▶ _The request_:
Begin the copy with the line that contains "Convert this chart to matplotlib code." and end it with the line that contains "ax.spines['bottom'].set_linewidth(1)". Print these lines exactly and omit all pictures.
━━━━━━━━━━━━━━━━
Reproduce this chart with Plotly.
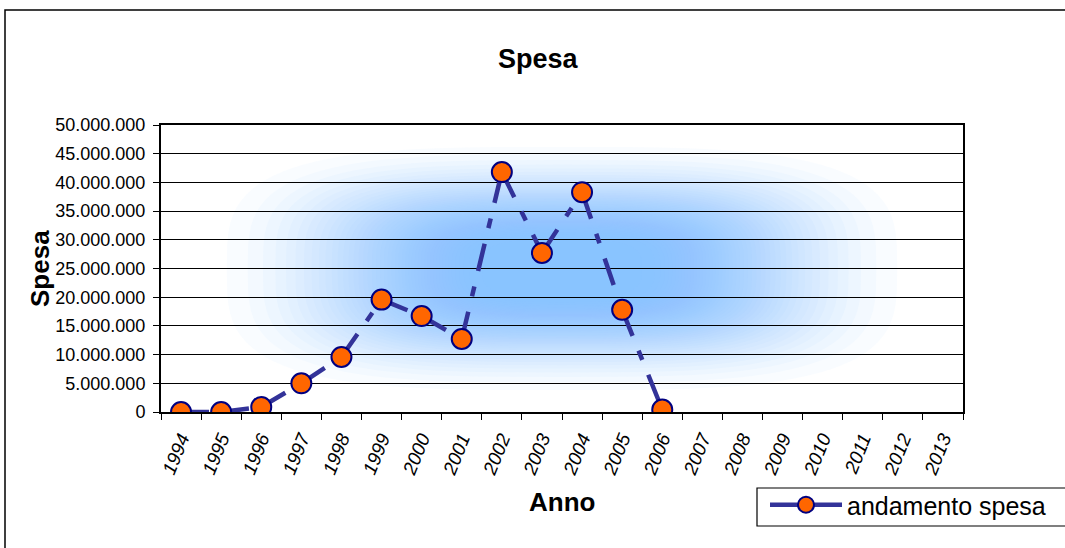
import math
import plotly.graph_objects as go

# ---- data ----
anni = ["1994", "1995", "1996", "1997", "1998", "1999", "2000", "2001", "2002",
        "2003", "2004", "2005", "2006", "2007", "2008", "2009", "2010", "2011",
        "2012", "2013"]
anni_dati = ["1994", "1995", "1996", "1997", "1998", "1999", "2000", "2001",
             "2002", "2003", "2004", "2005", "2006"]
spesa = [0, 0, 870000, 5000000, 9580000, 19580000, 16720000, 12720000,
         41800000, 27700000, 38300000, 17800000, 420000]
y_ticks = [0, 5000000, 10000000, 15000000, 20000000, 25000000, 30000000,
           35000000, 40000000, 45000000, 50000000]

FONT = "Arial, Liberation Sans, sans-serif"
LINE_COL = "#333399"
DASH = "28px,16px,10px,16px"

W, H = 1065, 548
L, R, T, B = 161, 102, 125, 136
pw, ph = W - L - R, H - T - B


def px_x(x):
    return (x - L) / pw


def px_y(y):
    return (H - B - y) / ph


fig = go.Figure()

# line segments (dash pattern restarts on each segment, like the original)
for i in range(len(spesa) - 1):
    fig.add_trace(go.Scatter(
        x=[anni_dati[i], anni_dati[i + 1]], y=[spesa[i], spesa[i + 1]],
        mode="lines", line=dict(color=LINE_COL, width=4.5, dash=DASH),
        showlegend=False, hoverinfo="skip"))

# markers
fig.add_trace(go.Scatter(
    x=anni_dati, y=spesa, mode="markers", showlegend=False,
    marker=dict(size=20, color="#FF6600", line=dict(color="#000080", width=2))))

# legend entry
fig.add_trace(go.Scatter(
    x=[None], y=[None], mode="lines+markers", name="andamento spesa",
    line=dict(color=LINE_COL, width=4.5),
    marker=dict(size=20, color="#FF6600", line=dict(color="#000080", width=2))))

shapes = []
# soft gradient background (superellipse layers) centred in the plot area
A = 400 / pw
Bv = 145 / ph
P = 3.4
alpha = 0.05
N = 48
maxC = 1 - (1 - alpha) ** N
a_in, b_out = 0.2, 1.0


def superellipse(r, n=100):
    pts = []
    for j in range(n):
        th = 2 * math.pi * j / n
        c, s = math.cos(th), math.sin(th)
        x = 0.5 + r * A * math.copysign(abs(c) ** (2 / P), c)
        y = 0.5 + r * Bv * math.copysign(abs(s) ** (2 / P), s)
        pts.append(f"{x:.5f},{y:.5f}")
    return "M" + " L".join(pts) + " Z"


for k in range(1, N + 1):
    f = min((1 - (1 - alpha) ** k) / maxC, 1.0)
    # ease-out so the outer rim fades very gently
    g = f ** 0.8
    r = a_in + (b_out - a_in) * math.acos(2 * g - 1) / math.pi
    shapes.append(dict(type="path", xref="paper", yref="paper",
                       path=superellipse(r),
                       fillcolor=f"rgba(142,198,255,{alpha})",
                       line=dict(width=0), layer="below"))
# outer chart frame (cropped)
shapes.append(dict(type="rect", xref="paper", yref="paper",
                   x0=px_x(5), x1=px_x(1200), y0=px_y(700), y1=px_y(10),
                   line=dict(color="black", width=1.5), fillcolor="rgba(0,0,0,0)"))
# legend frame
shapes.append(dict(type="rect", xref="paper", yref="paper",
                   x0=px_x(757), x1=px_x(1100), y0=px_y(526), y1=px_y(488),
                   line=dict(color="black", width=1.2), fillcolor="rgba(0,0,0,0)"))

annotations = [
    dict(text="<b>Spesa</b>", x=px_x(538), y=px_y(59), xref="paper", yref="paper",
         showarrow=False, font=dict(family=FONT, size=27, color="black"),
         xanchor="center", yanchor="middle"),
    dict(text="<b>Anno</b>", x=px_x(562), y=px_y(502), xref="paper", yref="paper",
         showarrow=False, font=dict(family=FONT, size=26, color="black"),
         xanchor="center", yanchor="middle"),
    dict(text="<b>Spesa</b>", x=px_x(40), y=px_y(268), xref="paper", yref="paper",
         showarrow=False, textangle=-90, font=dict(family=FONT, size=26, color="black"),
         xanchor="center", yanchor="middle"),
]

fig.update_layout(
    width=W, height=H,
    margin=dict(l=L, r=R, t=T, b=B, pad=0),
    paper_bgcolor="white", plot_bgcolor="white",
    separators=",.",
    font=dict(family=FONT, color="black"),
    shapes=shapes, annotations=annotations,
    showlegend=True,
    legend=dict(x=px_x(765), y=px_y(482), xanchor="left", yanchor="top",
                bgcolor="rgba(0,0,0,0)", borderwidth=0,
                font=dict(family=FONT, size=25, color="black"),
                itemwidth=72),
)

fig.update_xaxes(
    type="category", categoryorder="array", categoryarray=anni,
    range=[-0.5, len(anni) - 0.5],
    tickson="boundaries", ticks="outside", ticklen=6, tickcolor="black",
    tickangle=-68, ticklabelstandoff=6,
    tickfont=dict(family=FONT, size=19, style="italic", color="black"),
    showline=True, linecolor="black", linewidth=2, mirror=True,
    showgrid=False, zeroline=False,
)
fig.update_yaxes(
    range=[0, 50000000], tickvals=y_ticks, tickformat=",d",
    ticks="outside", ticklen=6, tickcolor="black", ticklabelstandoff=4,
    tickfont=dict(family=FONT, size=18, color="black"),
    showline=True, linecolor="black", linewidth=2, mirror=True,
    showgrid=True, gridcolor="black", gridwidth=1, zeroline=False,
)

fig.write_html("out.html",
               config={"displayModeBar": False},
               post_script="document.body.style.margin='0px';"
                           "document.body.style.overflow='hidden';")
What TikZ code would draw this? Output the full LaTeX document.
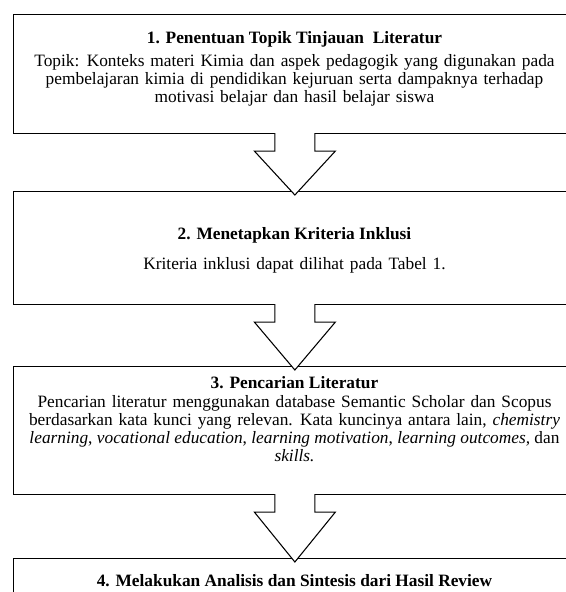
\documentclass[tikz,border=0pt]{standalone}
\usepackage{fontspec}
\setmainfont{Liberation Serif}
\usepackage{tikz}
\usetikzlibrary{positioning,calc}

% hollow block arrow from the bottom of one stage into the next
\newcommand{\stagearrow}[2]{%
  \draw[hollow] ($(#1.south)+(-20,-1)$) -- ++(0,18) -- ++(-20.5,0)
    -- ($(#2.north)+(0,4)$) -- ($(#1.south)+(40.5,17)$) -- ++(-20.5,0) -- ++(0,-18);}

\begin{document}
\begin{tikzpicture}[x=0.75pt, y=-0.75pt, font=\fontsize{13}{13.5}\selectfont,
  stage/.style={draw, line width=0.8pt, anchor=north west, minimum width=422pt, inner sep=0pt},
  heading/.style={font=\fontsize{13}{13.5}\selectfont\bfseries, inner sep=0pt},
  note/.style={align=center, inner sep=0pt, execute at begin node={\spaceskip=0.34em plus 0.1em minus 0.05em}},
  hollow/.style={draw, fill=white, line width=0.8pt, line join=miter}]
\useasboundingbox (0,0) rectangle (566,592);
\clip (0,0) rectangle (566,592);
% the four stages, boxes run past the right edge
\node[stage, minimum height=89.25pt] (b1) at (13,14) {};
\node[stage, minimum height=84.75pt] (b2) at (13,191) {};
\node[stage, minimum height=96pt] (b3) at (13,366) {};
\node[stage, minimum height=60pt] (b4) at (13,558) {};
% stage 1
\node[heading] (h1) at (294.5,39) {1. Penentuan Topik Tinjauan\ \ Literatur};
\node[note] (d1) at (294.5,80) {Topik: Konteks materi Kimia dan aspek pedagogik yang digunakan pada\\
  pembelajaran kimia di pendidikan kejuruan serta dampaknya terhadap\\
  motivasi belajar dan hasil belajar siswa};
% stage 2
\node[heading] (h2) at (294.5,235) {2. Menetapkan Kriteria Inklusi};
\node[note] (d2) at (294.5,265) {Kriteria inklusi dapat dilihat pada Tabel 1.};
% stage 3
\node[heading] (h3) at (294.5,383) {3. Pencarian Literatur};
\node[note] (d3) at (294.5,429) {Pencarian literatur menggunakan database Semantic Scholar dan Scopus\\
  berdasarkan kata kunci yang relevan. Kata kuncinya antara lain, \textit{chemistry}\\
  {\spaceskip=0pt \textit{learning}, \textit{vocational education}, \textit{learning motivation}, \textit{learning outcomes,} dan}\\
  \textit{skills.}};
% stage 4
\node[heading] (h4) at (294.5,581) {4. Melakukan Analisis dan Sintesis dari Hasil Review};
% arrows between stages
\stagearrow{b1}{b2}
\stagearrow{b2}{b3}
\stagearrow{b3}{b4}
\end{tikzpicture}
\end{document}
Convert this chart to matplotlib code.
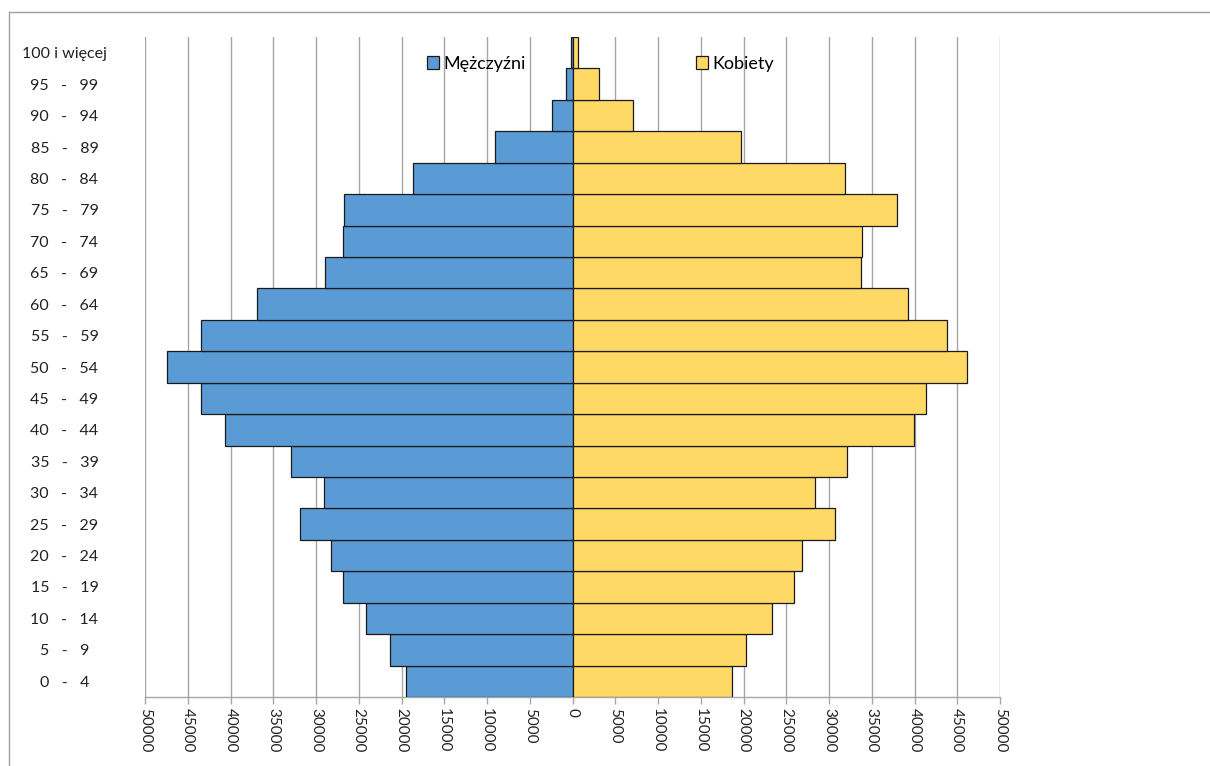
import matplotlib
matplotlib.use("Agg")
import matplotlib.pyplot as plt
from matplotlib.patches import Patch
from matplotlib.lines import Line2D
import numpy as np

plt.rcParams['font.family'] = ['Lato', 'DejaVu Sans']

age_groups = ["0   -   4", "5   -   9", "10   -   14", "15   -   19", "20   -   24", "25   -   29",
              "30   -   34", "35   -   39", "40   -   44", "45   -   49", "50   -   54", "55   -   59",
              "60   -   64", "65   -   69", "70   -   74", "75   -   79", "80   -   84", "85   -   89",
              "90   -   94", "95   -   99", "100 i więcej"]

males = [19500, 21300, 24100, 26900, 28300, 31900, 29100, 32900, 40700, 43500, 47400,
         43500, 36850, 29000, 26900, 26700, 18600, 9100, 2450, 800, 200]

females = [18700, 20350, 23300, 25850, 26900, 30650, 28400, 32150, 39900, 41300, 46100,
           43850, 39200, 33700, 33900, 38000, 31900, 19650, 7100, 3150, 700]

x_ticks = list(range(-50000, 50001, 5000))
x_tick_labels = [str(abs(v)) for v in x_ticks]

male_color = "#5B9BD5"
female_color = "#FFD966"
grid_color = "#A6A6A6"

W, H = 1210, 766
fig = plt.figure(figsize=(W / 100, H / 100), dpi=100)
ax = fig.add_axes([145 / W, 1 - 697 / H, (1000 - 145) / W, (697 - 37) / H])

y = np.arange(len(age_groups))
ax.barh(y, [-m for m in males], height=1.0, color=male_color, edgecolor="#1a1a1a",
        linewidth=0.9, zorder=3)
ax.barh(y, females, height=1.0, color=female_color, edgecolor="#1a1a1a",
        linewidth=0.9, zorder=3)

ax.set_xlim(-50000, 50000)
ax.set_ylim(-0.5, len(age_groups) - 0.5)
ax.set_xticks(x_ticks)
ax.set_xticklabels(x_tick_labels, rotation=-90, ha='center', va='top', fontsize=11,
                   color='#222222')
ax.set_yticks(y)
ax.set_yticklabels(age_groups, fontsize=11.5, color='#222222', ha='center')
ax.tick_params(axis='y', length=0, pad=58)
ax.tick_params(axis='x', length=5, color=grid_color, width=1, pad=3)

ax.grid(axis='x', color=grid_color, linewidth=1, zorder=0)
ax.set_axisbelow(True)
for s in ['top', 'left', 'right']:
    ax.spines[s].set_visible(False)
ax.spines['bottom'].set_color(grid_color)
ax.spines['bottom'].set_linewidth(1)

# legends
fs = 13
h1 = Patch(facecolor=male_color, edgecolor='#1a1a1a', linewidth=0.9)
h2 = Patch(facecolor=female_color, edgecolor='#1a1a1a', linewidth=0.9)
leg1 = ax.legend([h1], ["Mężczyźni"], loc='center left',
                 bbox_to_anchor=(427 / W, 1 - 64 / H), bbox_transform=fig.transFigure,
                 frameon=False, fontsize=fs, handlelength=0.68, handleheight=0.68,
                 handletextpad=0.25, borderpad=0, borderaxespad=0)
ax.add_artist(leg1)
leg2 = ax.legend([h2], ["Kobiety"], loc='center left',
                 bbox_to_anchor=(696 / W, 1 - 64 / H), bbox_transform=fig.transFigure,
                 frameon=False, fontsize=fs, handlelength=0.68, handleheight=0.68,
                 handletextpad=0.25, borderpad=0, borderaxespad=0)

# outer frame (top and left edges visible)
fig.add_artist(Line2D([9 / W, 1], [1 - 12 / H, 1 - 12 / H], transform=fig.transFigure,
                      color='#A0A0A0', linewidth=1))
fig.add_artist(Line2D([9 / W, 9 / W], [0, 1 - 12 / H], transform=fig.transFigure,
                      color='#A0A0A0', linewidth=1))

fig.savefig("out.png", dpi=100)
━━━━━━━━━━━━━━━━
▶ _Solution for this problem_:
Convert this chart to matplotlib code.
import matplotlib
matplotlib.use("Agg")
import matplotlib.pyplot as plt
from matplotlib.patches import Patch
from matplotlib.lines import Line2D
import numpy as np

plt.rcParams['font.family'] = ['Lato', 'DejaVu Sans']

age_groups = ["0   -   4", "5   -   9", "10   -   14", "15   -   19", "20   -   24", "25   -   29",
              "30   -   34", "35   -   39", "40   -   44", "45   -   49", "50   -   54", "55   -   59",
              "60   -   64", "65   -   69", "70   -   74", "75   -   79", "80   -   84", "85   -   89",
              "90   -   94", "95   -   99", "100 i więcej"]

males = [19500, 21300, 24100, 26900, 28300, 31900, 29100, 32900, 40700, 43500, 47400,
         43500, 36850, 29000, 26900, 26700, 18600, 9100, 2450, 800, 200]

females = [18700, 20350, 23300, 25850, 26900, 30650, 28400, 32150, 39900, 41300, 46100,
           43850, 39200, 33700, 33900, 38000, 31900, 19650, 7100, 3150, 700]

x_ticks = list(range(-50000, 50001, 5000))
x_tick_labels = [str(abs(v)) for v in x_ticks]

male_color = "#5B9BD5"
female_color = "#FFD966"
grid_color = "#A6A6A6"

W, H = 1210, 766
fig = plt.figure(figsize=(W / 100, H / 100), dpi=100)
ax = fig.add_axes([145 / W, 1 - 697 / H, (1000 - 145) / W, (697 - 37) / H])

y = np.arange(len(age_groups))
ax.barh(y, [-m for m in males], height=1.0, color=male_color, edgecolor="#1a1a1a",
        linewidth=0.9, zorder=3)
ax.barh(y, females, height=1.0, color=female_color, edgecolor="#1a1a1a",
        linewidth=0.9, zorder=3)

ax.set_xlim(-50000, 50000)
ax.set_ylim(-0.5, len(age_groups) - 0.5)
ax.set_xticks(x_ticks)
ax.set_xticklabels(x_tick_labels, rotation=-90, ha='center', va='top', fontsize=11,
                   color='#222222')
ax.set_yticks(y)
ax.set_yticklabels(age_groups, fontsize=11.5, color='#222222', ha='center')
ax.tick_params(axis='y', length=0, pad=58)
ax.tick_params(axis='x', length=5, color=grid_color, width=1, pad=3)

ax.grid(axis='x', color=grid_color, linewidth=1, zorder=0)
ax.set_axisbelow(True)
for s in ['top', 'left', 'right']:
    ax.spines[s].set_visible(False)
ax.spines['bottom'].set_color(grid_color)
ax.spines['bottom'].set_linewidth(1)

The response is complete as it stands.